** START OF Collected data **

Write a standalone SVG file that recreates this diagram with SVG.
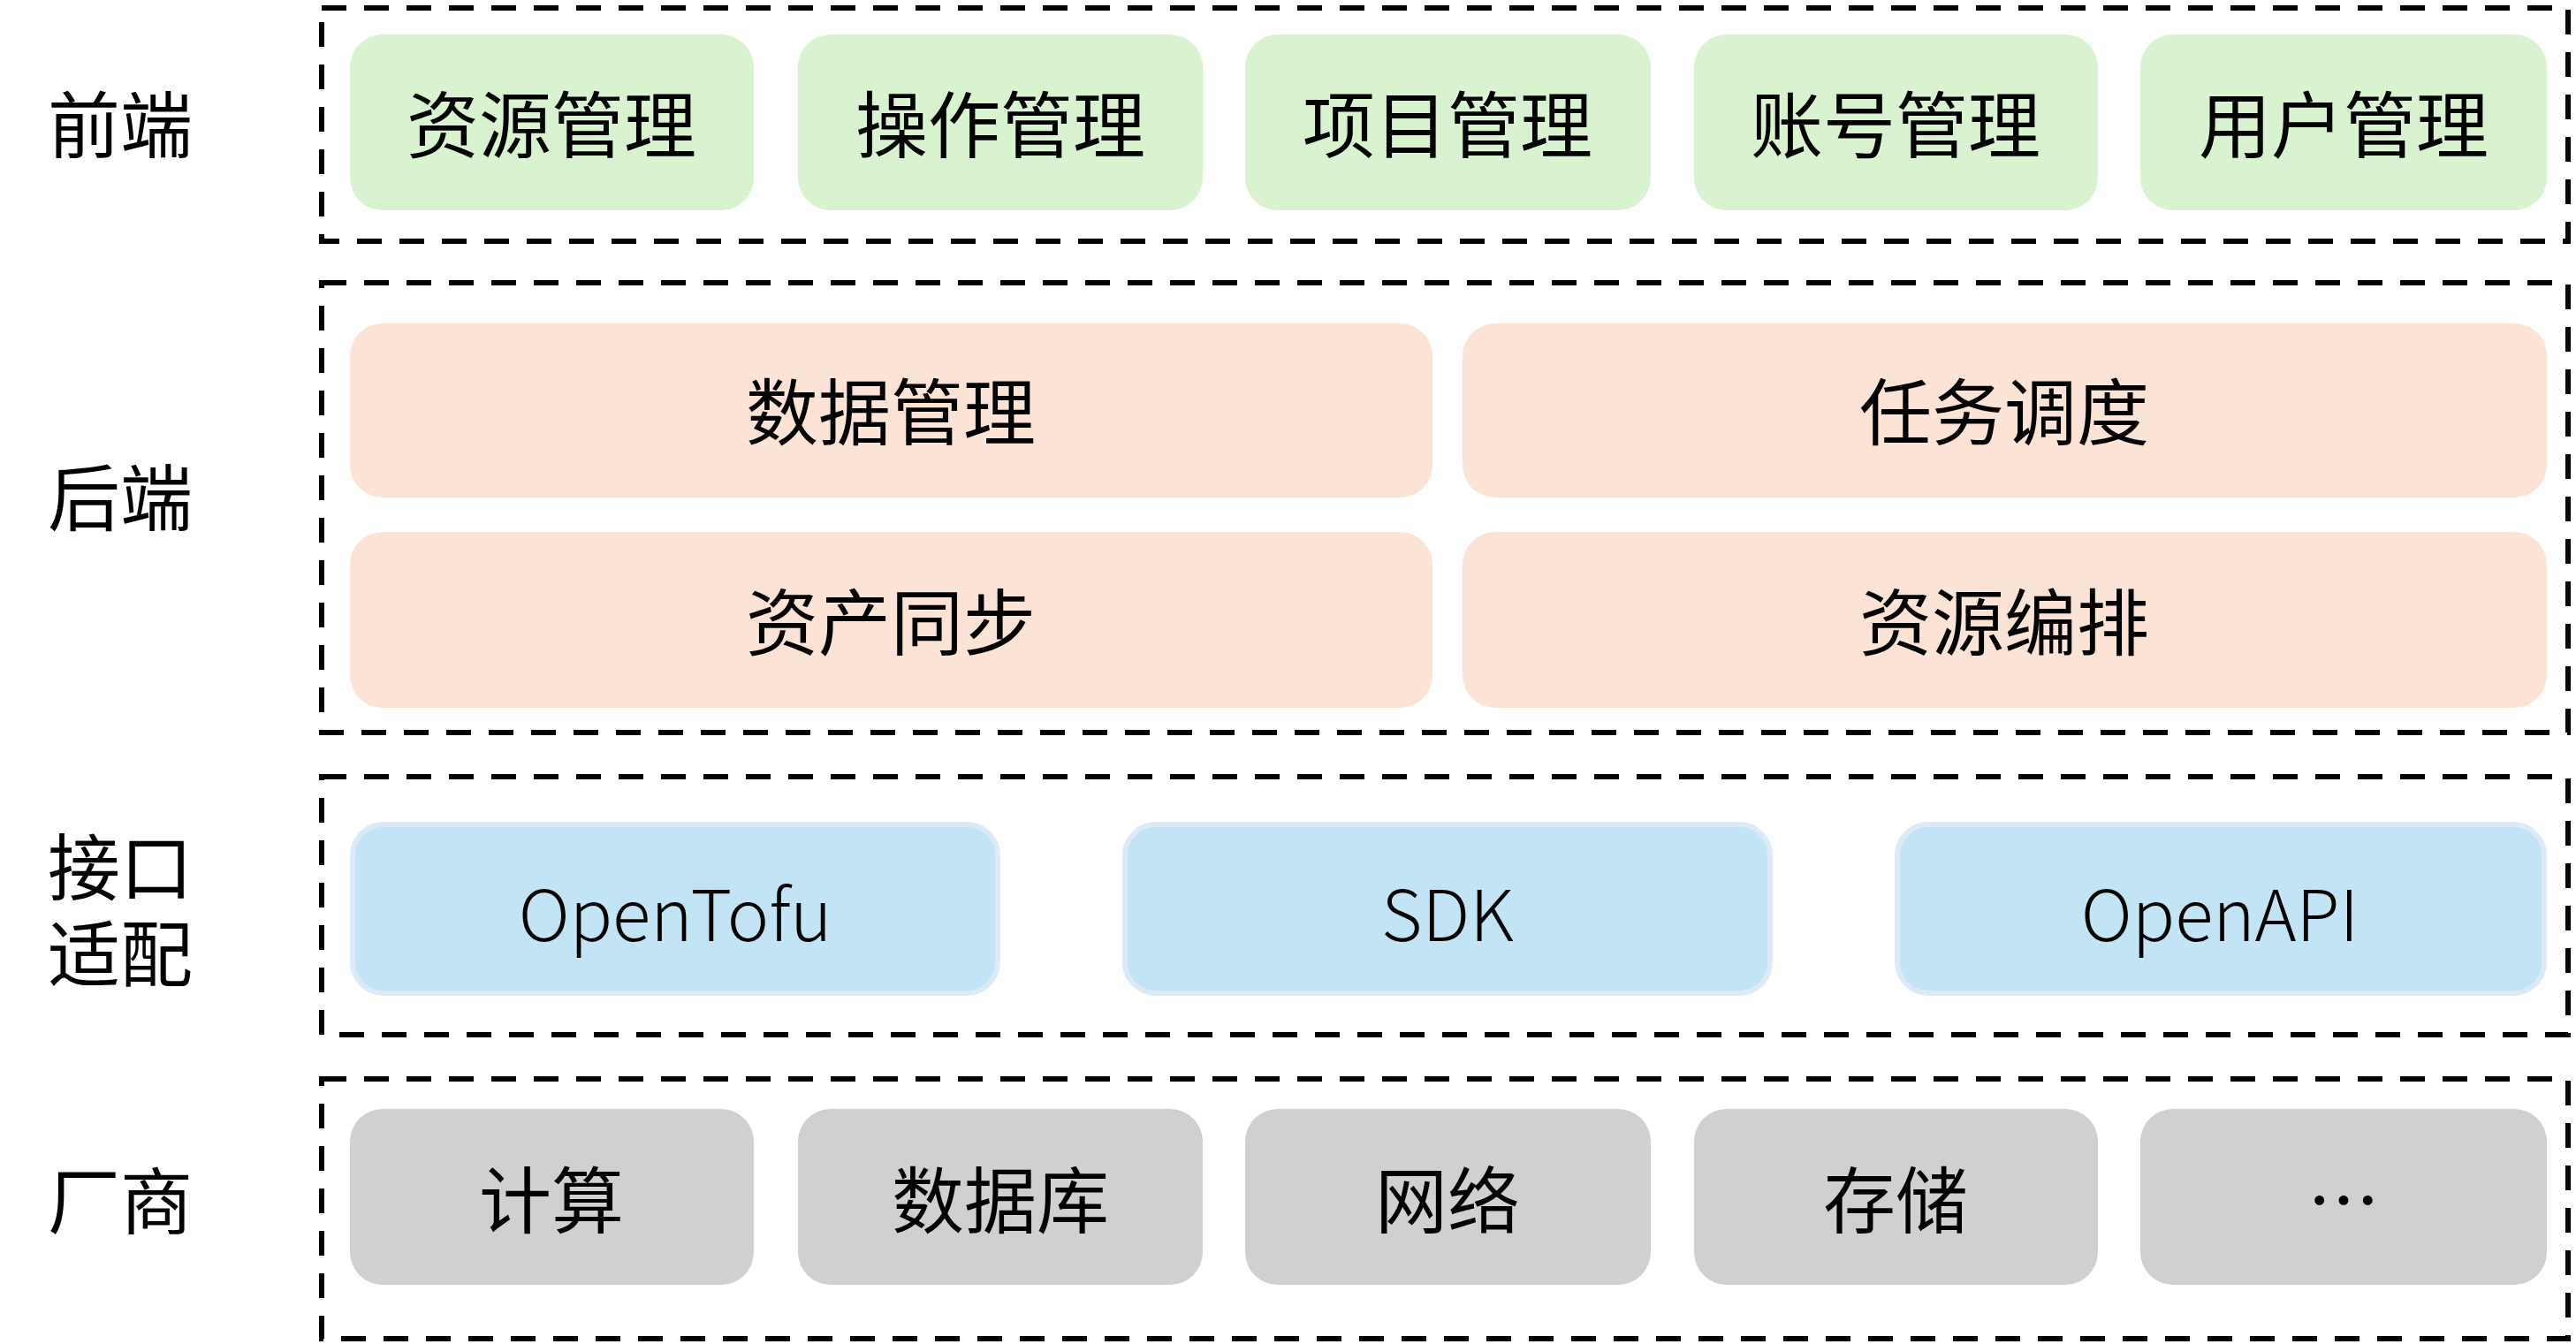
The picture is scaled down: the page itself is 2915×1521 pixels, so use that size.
<svg xmlns="http://www.w3.org/2000/svg" width="2915" height="1521" viewBox="0 0 2915 1521">
<style>
.layer{fill:none;stroke:#000;stroke-width:6;stroke-dasharray:28 20}
.fe{fill:#D9F2D0}
.be{fill:#FBE3D6}
.ia{fill:#C2E4F4;stroke:#DCEAF7;stroke-width:6}
.vd{fill:#D0D0D0}
text{font-family:"Noto Sans CJK SC","Noto Sans",sans-serif;font-size:82px;fill:#000;text-anchor:middle;dominant-baseline:central}
.lat{font-size:80px;font-weight:300}
</style>
<rect width="2915" height="1521" fill="#fff"/>
<g id="layers">
<rect class="layer" x="364" y="9" width="2542" height="264"/>
<rect class="layer" x="364" y="320" width="2542" height="509"/>
<rect class="layer" x="364" y="879" width="2542" height="292"/>
<rect class="layer" x="364" y="1221" width="2542" height="294"/>
</g>
<g id="labels">
<text x="136" y="136">前端</text>
<text x="136" y="558">后端</text>
<text x="136"><tspan x="136" y="976">接口</tspan><tspan x="136" y="1074">适配</tspan></text>
<text x="136" y="1354">厂商</text>
</g>
<g id="frontend">
<g id="fe1"><rect class="fe" x="396" y="39" width="457" height="199" rx="37"/><text x="624" y="136">资源管理</text></g>
<g id="fe2"><rect class="fe" x="903" y="39" width="458" height="199" rx="37"/><text x="1132" y="136">操作管理</text></g>
<g id="fe3"><rect class="fe" x="1409" y="39" width="459" height="199" rx="37"/><text x="1638" y="136">项目管理</text></g>
<g id="fe4"><rect class="fe" x="1917" y="39" width="457" height="199" rx="37"/><text x="2145" y="136">账号管理</text></g>
<g id="fe5"><rect class="fe" x="2422" y="39" width="460" height="199" rx="37"/><text x="2652" y="136">用户管理</text></g>
</g>
<g id="backend">
<g id="be1"><rect class="be" x="396" y="366" width="1225" height="197" rx="37"/><text x="1008" y="461">数据管理</text></g>
<g id="be2"><rect class="be" x="1655" y="366" width="1227" height="197" rx="37"/><text x="2268" y="461">任务调度</text></g>
<g id="be3"><rect class="be" x="396" y="602" width="1225" height="199" rx="37"/><text x="1008" y="699">资产同步</text></g>
<g id="be4"><rect class="be" x="1655" y="602" width="1227" height="199" rx="37"/><text x="2268" y="699">资源编排</text></g>
</g>
<g id="interface">
<g id="ia1"><rect class="ia" x="399" y="933" width="730" height="191" rx="35"/><text class="lat" x="764" y="1030">OpenTofu</text></g>
<g id="ia2"><rect class="ia" x="1273" y="933" width="730" height="191" rx="35"/><text class="lat" x="1638" y="1030">SDK</text></g>
<g id="ia3"><rect class="ia" x="2147" y="933" width="732" height="191" rx="35"/><text class="lat" x="2512" y="1030">OpenAPI</text></g>
</g>
<g id="vendor">
<g id="vd1"><rect class="vd" x="396" y="1255" width="457" height="199" rx="37"/><text x="624" y="1353">计算</text></g>
<g id="vd2"><rect class="vd" x="903" y="1255" width="458" height="199" rx="37"/><text x="1132" y="1353">数据库</text></g>
<g id="vd3"><rect class="vd" x="1409" y="1255" width="459" height="199" rx="37"/><text x="1638" y="1353">网络</text></g>
<g id="vd4"><rect class="vd" x="1917" y="1255" width="457" height="199" rx="37"/><text x="2145" y="1353">存储</text></g>
<g id="vd5"><rect class="vd" x="2422" y="1255" width="460" height="199" rx="37"/><text x="2652" y="1353">…</text></g>
</g>
<g id="connectors"/>
</svg>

** END OF Collected data **

Which lines of the material contain the string "that"? List each of them.

Write a standalone SVG file that recreates this diagram with SVG.
The picture is scaled down: the page itself is 2915×1521 pixels, so use that size.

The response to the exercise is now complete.